Esos fueron los mejores años de la pista recuperada. El servicio de energía eléctrica se activaba a las seis de la tarde y lo apagaban a las seis de la mañana. En ese lapso la bailanta resplandecía. Mientras, el resto del día, en la fonda la abuela Nicanora cocinaba todas las comidas típicas que uno podía imaginarse. “A las diez de la mañana ya tenía listo varios platos para que pueda comer la gente que veía de los alrededores del pueblo. Y desde el almuerzo ya comenzaba la musiqueada. Por esos días actuaban Eustaquio Miño, Octavio Miño, Pedrito Montenegro, Antonio Niz… iban todos”, apuntó Yolanda.

“Ah… también había dos bailarinas que deslumbraban -señaló-. Una se llamaba Clara Cabrera y bailaba con unos vestidos hermosos y su pareja estaba vestido de gaucho y la acompañaba muy bien. Ellos aparecían cuando se hacía el baile, eran infaltables y bailaban increíblemente. También estaba una señora de Mburucuyá que era todo un espectáculo: disfrutaba y hacía disfrutar del chamamé”.

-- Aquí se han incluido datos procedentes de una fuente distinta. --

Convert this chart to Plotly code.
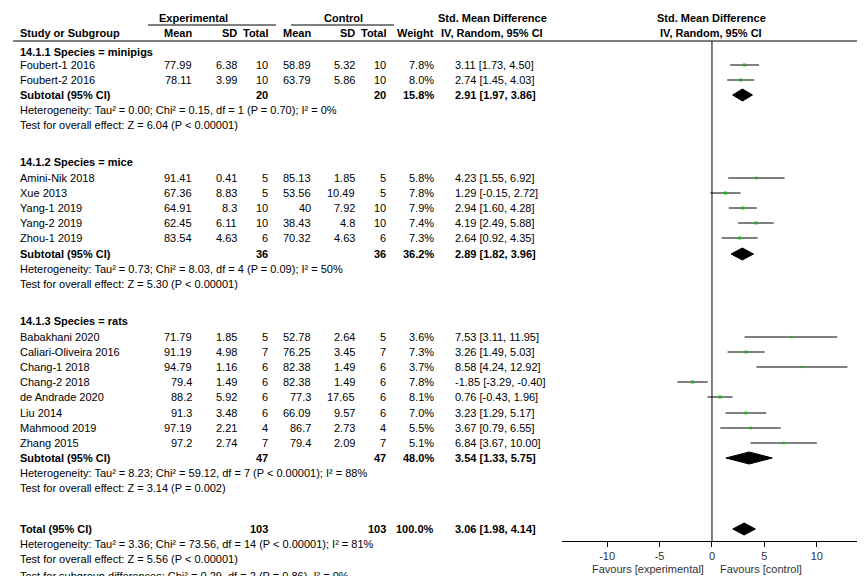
import plotly.graph_objects as go

W, H = 865, 576
FONT = "Liberation Sans, Arial, sans-serif"

# ---- data ----
studies = ["Foubert-1 2016", "Foubert-2 2016",
           "Amini-Nik 2018", "Xue 2013", "Yang-1 2019", "Yang-2 2019", "Zhou-1 2019",
           "Babakhani 2020", "Caliari-Oliveira 2016", "Chang-1 2018", "Chang-2 2018",
           "de Andrade 2020", "Liu 2014", "Mahmood 2019", "Zhang 2015"]
exp_mean = ["77.99", "78.11", "91.41", "67.36", "64.91", "62.45", "83.54",
            "71.79", "91.19", "94.79", "79.4", "88.2", "91.3", "97.19", "97.2"]
exp_sd = ["6.38", "3.99", "0.41", "8.83", "8.3", "6.11", "4.63",
          "1.85", "4.98", "1.16", "1.49", "5.92", "3.48", "2.21", "2.74"]
exp_n = [10, 10, 5, 5, 10, 10, 6, 5, 7, 6, 6, 6, 6, 4, 7]
ctl_mean = ["58.89", "63.79", "85.13", "53.56", "40", "38.43", "70.32",
            "52.78", "76.25", "82.38", "82.38", "77.3", "66.09", "86.7", "79.4"]
ctl_sd = ["5.32", "5.86", "1.85", "10.49", "7.92", "4.8", "4.63",
          "2.64", "3.45", "1.49", "1.49", "17.65", "9.57", "2.73", "2.09"]
ctl_n = [10, 10, 5, 5, 10, 10, 6, 5, 7, 6, 6, 6, 6, 4, 7]
weight = [7.8, 8.0, 5.8, 7.8, 7.9, 7.4, 7.3, 3.6, 7.3, 3.7, 7.8, 8.1, 7.0, 5.5, 5.1]
smd = [3.11, 2.74, 4.23, 1.29, 2.94, 4.19, 2.64, 7.53, 3.26, 8.58, -1.85, 0.76, 3.23, 3.67, 6.84]
lo = [1.73, 1.45, 1.55, -0.15, 1.60, 2.49, 0.92, 3.11, 1.49, 4.24, -3.29, -0.43, 1.29, 0.79, 3.67]
hi = [4.50, 4.03, 6.92, 2.72, 4.28, 5.88, 4.35, 11.95, 5.03, 12.92, -0.40, 1.96, 5.17, 6.55, 10.00]
study_rows = [57, 72, 170, 185, 200, 215, 230, 329, 344, 359, 374, 389, 405, 420, 435]

groups = ["14.1.1 Species = minipigs", "14.1.2 Species = mice", "14.1.3 Species = rats"]
group_rows = [44, 154, 313]
sub_n = [20, 36, 47]
sub_w = ["15.8%", "36.2%", "48.0%"]
sub_est = [2.91, 2.89, 3.54]
sub_lo = [1.97, 1.82, 1.33]
sub_hi = [3.86, 3.96, 5.75]
sub_rows = [87, 246, 450]
het_text = ["Heterogeneity: Tau² = 0.00; Chi² = 0.15, df = 1 (P = 0.70); I² = 0%",
            "Heterogeneity: Tau² = 0.73; Chi² = 8.03, df = 4 (P = 0.09); I² = 50%",
            "Heterogeneity: Tau² = 8.23; Chi² = 59.12, df = 7 (P < 0.00001); I² = 88%"]
eff_text = ["Test for overall effect: Z = 6.04 (P < 0.00001)",
            "Test for overall effect: Z = 5.30 (P < 0.00001)",
            "Test for overall effect: Z = 3.14 (P = 0.002)"]

tot_n = 103
tot_est, tot_lo, tot_hi = 3.06, 1.98, 4.14
tot_row = 521
tot_lines = ["Heterogeneity: Tau² = 3.36; Chi² = 73.56, df = 14 (P < 0.00001); I² = 81%",
             "Test for overall effect: Z = 5.56 (P < 0.00001)",
             "Test for subgroup differences: Chi² = 0.29, df = 2 (P = 0.86), I² = 0%"]
tot_line_rows = [536, 551, 568]

ticks = [-10, -5, 0, 5, 10]

fig = go.Figure()
ann = []


def txt(x, y, s, anchor="left", bold=False, size=11):
    ann.append(dict(x=x / W, y=y, xref="paper", yref="y", text=f"<b>{s}</b>" if bold else s,
                    showarrow=False, xanchor=anchor, yanchor="middle",
                    font=dict(family=FONT, size=size, color="black")))


def ci(e, l, h):
    return f"{e:.2f} [{l:.2f}, {h:.2f}]"


# header
txt(185, 10, "Experimental", "center", True)
txt(335, 10, "Control", "center", True)
txt(484, 10, "Std. Mean Difference", "center", True)
txt(703, 10, "Std. Mean Difference", "center", True)
for x, s, a in [(10, "Study or Subgroup", "left"), (186, "Mean", "right"), (231, "SD", "right"),
                (262, "Total", "right"), (305, "Mean", "right"), (349, "SD", "right"),
                (380, "Total", "right"), (428, "Weight", "right"), (484, "IV, Random, 95% CI", "center"),
                (703, "IV, Random, 95% CI", "center")]:
    txt(x, 25, s, a, True)

for i, s in enumerate(studies):
    y = study_rows[i]
    txt(10, y, s)
    txt(186, y, exp_mean[i], "right"); txt(231, y, exp_sd[i], "right"); txt(262, y, exp_n[i], "right")
    txt(305, y, ctl_mean[i], "right"); txt(349, y, ctl_sd[i], "right"); txt(380, y, ctl_n[i], "right")
    txt(428, y, f"{weight[i]:.1f}%", "right")
    txt(445, y, ci(smd[i], lo[i], hi[i]))

for g in range(3):
    txt(10, group_rows[g], groups[g], bold=True)
    y = sub_rows[g]
    txt(10, y, "Subtotal (95% CI)", bold=True)
    txt(262, y, sub_n[g], "right", True); txt(380, y, sub_n[g], "right", True)
    txt(428, y, sub_w[g], "right", True)
    txt(445, y, ci(sub_est[g], sub_lo[g], sub_hi[g]), bold=True)
    txt(10, y + 15, het_text[g]); txt(10, y + 30, eff_text[g])

txt(10, tot_row, "Total (95% CI)", bold=True)
txt(262, tot_row, tot_n, "right", True); txt(380, tot_row, tot_n, "right", True)
txt(428, tot_row, "100.0%", "right", True)
txt(445, tot_row, ci(tot_est, tot_lo, tot_hi), bold=True)
for s, y in zip(tot_lines, tot_line_rows):
    txt(10, y, s)

ann.append(dict(x=-0.6, y=561, xref="x", yref="y", text="Favours [experimental]", showarrow=False,
                xanchor="right", yanchor="middle", font=dict(family=FONT, size=11, color="#333")))
ann.append(dict(x=0.6, y=561, xref="x", yref="y", text="Favours [control]", showarrow=False,
                xanchor="left", yanchor="middle", font=dict(family=FONT, size=11, color="#333")))

# study estimates
fig.add_trace(go.Scatter(
    x=smd, y=study_rows, mode="markers",
    marker=dict(symbol="square", color="#00c000", size=[1.5 + w * 0.22 for w in weight], line=dict(width=0)),
    error_x=dict(type="data", symmetric=False, array=[h - e for h, e in zip(hi, smd)],
                 arrayminus=[e - l for e, l in zip(smd, lo)], color="black", thickness=1, width=0),
    showlegend=False, hoverinfo="skip"))

# diamonds
for e, l, h, y in list(zip(sub_est, sub_lo, sub_hi, sub_rows)) + [(tot_est, tot_lo, tot_hi, tot_row)]:
    fig.add_trace(go.Scatter(x=[l, e, h, e, l], y=[y, y - 6, y, y + 6, y], fill="toself",
                             fillcolor="black", mode="lines", line=dict(color="black", width=1),
                             showlegend=False, hoverinfo="skip"))

shapes = [
    dict(type="line", xref="paper", yref="y", x0=5 / W, x1=1, y0=33, y1=33, line=dict(color="black", width=1)),
    dict(type="line", xref="paper", yref="y", x0=140 / W, x1=268 / W, y0=17, y1=17, line=dict(color="black", width=1)),
    dict(type="line", xref="paper", yref="y", x0=283 / W, x1=386 / W, y0=17, y1=17, line=dict(color="black", width=1)),
    dict(type="line", xref="x", yref="y", x0=0, x1=0, y0=33, y1=533, line=dict(color="black", width=1)),
]

fig.update_layout(
    width=W, height=H, margin=dict(l=0, r=0, t=0, b=0, autoexpand=False),
    paper_bgcolor="white", plot_bgcolor="white",
    annotations=ann, shapes=shapes,
    xaxis=dict(domain=[554 / W, 855 / W], range=[-14.3, 14.4], tickvals=ticks,
               ticktext=[str(t) for t in ticks], showgrid=False, zeroline=False,
               showline=True, linecolor="black", ticks="outside", ticklen=5, tickcolor="black",
               anchor="free", position=1 - 533 / H, automargin=False,
               tickfont=dict(family=FONT, size=11, color="#333")),
    yaxis=dict(range=[H, 0], visible=False, domain=[0, 1], automargin=False),
)

fig.write_html("out.html")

La fiesta siguió unos cuantos años más en La Colonia, hasta entrados los 60 cuando “Moncho” falleció. Y la pista se fue con él.

Quedaron historias en cada uno de sus rincones, sapucai de bronca y de felicidad, acordes de canciones clásicas y otras que se esfumaron con el tiempo. Amores, odios, diversión inolvidable y algunas tristezas ahogadas en el baile… La pista engendró un legado que continúa hasta la actualidad.

Es que el chamamé se nutrió de estos sitios populares y acrecentó así, en reciprocidad, su tributo al pueblo. Una cualidad que debe perdurar porque está en su naturaleza, en su ADN.

En el Día de la Madre, el mejor homenaje para ellas a través de la historia de estas mamás y abuelas chamameceras, reflejo de tantas otras similares que se viven en la provincia. Y si hoy funcionara la mítica pista de los Cabreras-López, seguramente habría mucha música y baile en honor a ellas.